With winter seemingly just around the corner, what we all need are some Warm Digits. We are not just talking about the need for a good pair of gloves. We are talking about the hottest export from up North in recent years whose music has been descried by Andrew Weatherall as “Machine funk kraut-a-delia”. What does this mean you ask? Well their aptly names new album, “Keep warm…with the Warm Digits” celebrates music from a distant time where music still only saw limitless horizons and endless sonic possibilities. With both halves of the duo, Andrew Hodson and Steve Jefferis, hailing initially from the North East of England, their music is littered with references to their Trans-Pennine experiences. As we know, this part of the country is known for its intimate and consistently evolving music scene and it from this underground environment that the band emerged.
The duo initially began as a techno-based laptop set up, but their penchant for the lineage of 1970s experimentalism and the likes of Neu!’s hypnotic repetition has seen a 21st Century revival of a sound that has been re-sculpted in accordance with modern vitality. They have remained friends with Sunderland’s Field Music throughout the years, and consequently helped them record the unique ‘One Copy’ in the North West’s Lauriston Gallery. It is an album whose sole copy is owned by the creators as a statement against the free streaming and sharing culture becoming dominant in music, perhaps even threatening its demise.

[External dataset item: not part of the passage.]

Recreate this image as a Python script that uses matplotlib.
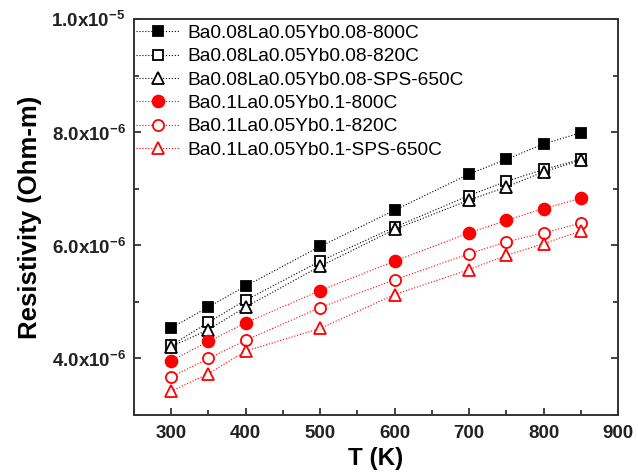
import matplotlib
matplotlib.use('Agg')
import matplotlib.pyplot as plt
from matplotlib.ticker import MultipleLocator, FuncFormatter

plt.rcParams['font.family'] = 'Liberation Sans'
plt.rcParams['mathtext.fontset'] = 'custom'
plt.rcParams['mathtext.rm'] = 'Liberation Sans:bold'
plt.rcParams['mathtext.bf'] = 'Liberation Sans:bold'

# Temperatura (K)
T = [300, 350, 400, 500, 600, 700, 750, 800, 850]

# Resistividade (x1e-6 Ohm-m)
s1 = [4.54, 4.91, 5.28, 5.98, 6.62, 7.26, 7.52, 7.79, 7.99]
s2 = [4.23, 4.64, 5.03, 5.72, 6.32, 6.88, 7.13, 7.34, 7.52]
s3 = [4.21, 4.51, 4.91, 5.63, 6.28, 6.80, 7.03, 7.30, 7.50]
s4 = [3.96, 4.30, 4.63, 5.20, 5.72, 6.22, 6.44, 6.65, 6.83]
s5 = [3.67, 4.00, 4.32, 4.90, 5.39, 5.85, 6.06, 6.22, 6.39]
s6 = [3.42, 3.73, 4.13, 4.53, 5.13, 5.57, 5.82, 6.03, 6.25]

labels = ['Ba0.08La0.05Yb0.08-800C', 'Ba0.08La0.05Yb0.08-820C',
          'Ba0.08La0.05Yb0.08-SPS-650C', 'Ba0.1La0.05Yb0.1-800C',
          'Ba0.1La0.05Yb0.1-820C', 'Ba0.1La0.05Yb0.1-SPS-650C']

series = [s1, s2, s3, s4, s5, s6]
cores = ['black', 'black', 'black', 'red', 'red', 'red']
marcadores = ['s', 's', '^', 'o', 'o', '^']
tamanhos = [7, 7, 8, 8.5, 8, 8.5]
cheios = [True, False, False, True, False, False]

fig = plt.figure(figsize=(6.38, 4.75), dpi=100)
ax = fig.add_axes([0.210, 0.1263, 0.7587, 0.8337])

for y, lab, c, m, ms, f in zip(series, labels, cores, marcadores, tamanhos, cheios):
    ax.plot(T, [v * 1e-6 for v in y], linestyle=':', linewidth=0.8,
            color=c, marker=m, markersize=ms,
            markerfacecolor=c if f else 'white', markeredgecolor=c,
            markeredgewidth=1.3, label=lab)

ax.set_xlim(250, 900)
ax.set_ylim(3e-6, 1e-5)
ax.xaxis.set_major_locator(MultipleLocator(100))
ax.xaxis.set_minor_locator(MultipleLocator(50))
ax.yaxis.set_major_locator(MultipleLocator(2e-6))
ax.yaxis.set_minor_locator(MultipleLocator(1e-6))


def fmt_y(v, pos):
    exp = -5 if v >= 9.99e-6 else -6
    mant = v / 10 ** exp
    return '%.1fx10$^{%d}$' % (mant, exp)


ax.yaxis.set_major_formatter(FuncFormatter(fmt_y))

ax.tick_params(which='both', direction='in', right=True, top=False,
               colors='#222222', labelsize=13.5, width=1.2)
ax.tick_params(which='major', length=5)
ax.tick_params(which='minor', length=3.5)
ax.tick_params(axis='x', pad=7)
ax.tick_params(axis='y', pad=6)
for lab in ax.get_xticklabels() + ax.get_yticklabels():
    lab.set_fontweight('bold')
for sp in ax.spines.values():
    sp.set_linewidth(1.4)
    sp.set_color('#333333')

ax.set_xlabel('T (K)', fontsize=17.5, fontweight='bold', labelpad=4)
ax.set_ylabel('Resistivity (Ohm-m)', fontsize=18.5, fontweight='bold', labelpad=7)

ax.legend(loc='upper left', bbox_to_anchor=(0, 0.992), borderaxespad=0,
          borderpad=0.12, frameon=False, fontsize=13.8, handlelength=2.3,
          handletextpad=0.35, labelspacing=0.31)

plt.savefig('out.png', dpi=100)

Alongside Neu!, the duo have named a wide range of artists that have influenced their current sound. With My Bloody Valentine, Lindstrom and Prins Thomas, Chris Corsano, Kraftwerk, Can, Harmonia, Michael Rother, Bob Moog, Emeralds and Drexciya being amongst a much larger list it is easy to see how the band have crafted such a current sound. Aside from their admiration from other artists, Warm Digits have completed remix work for Unkle and Maximo Park and can count BBC Radio 6music’s Marc Riley amongst their fans. I for one will not be missing their performance, as who doesn’t love a good krautophonic blizzard?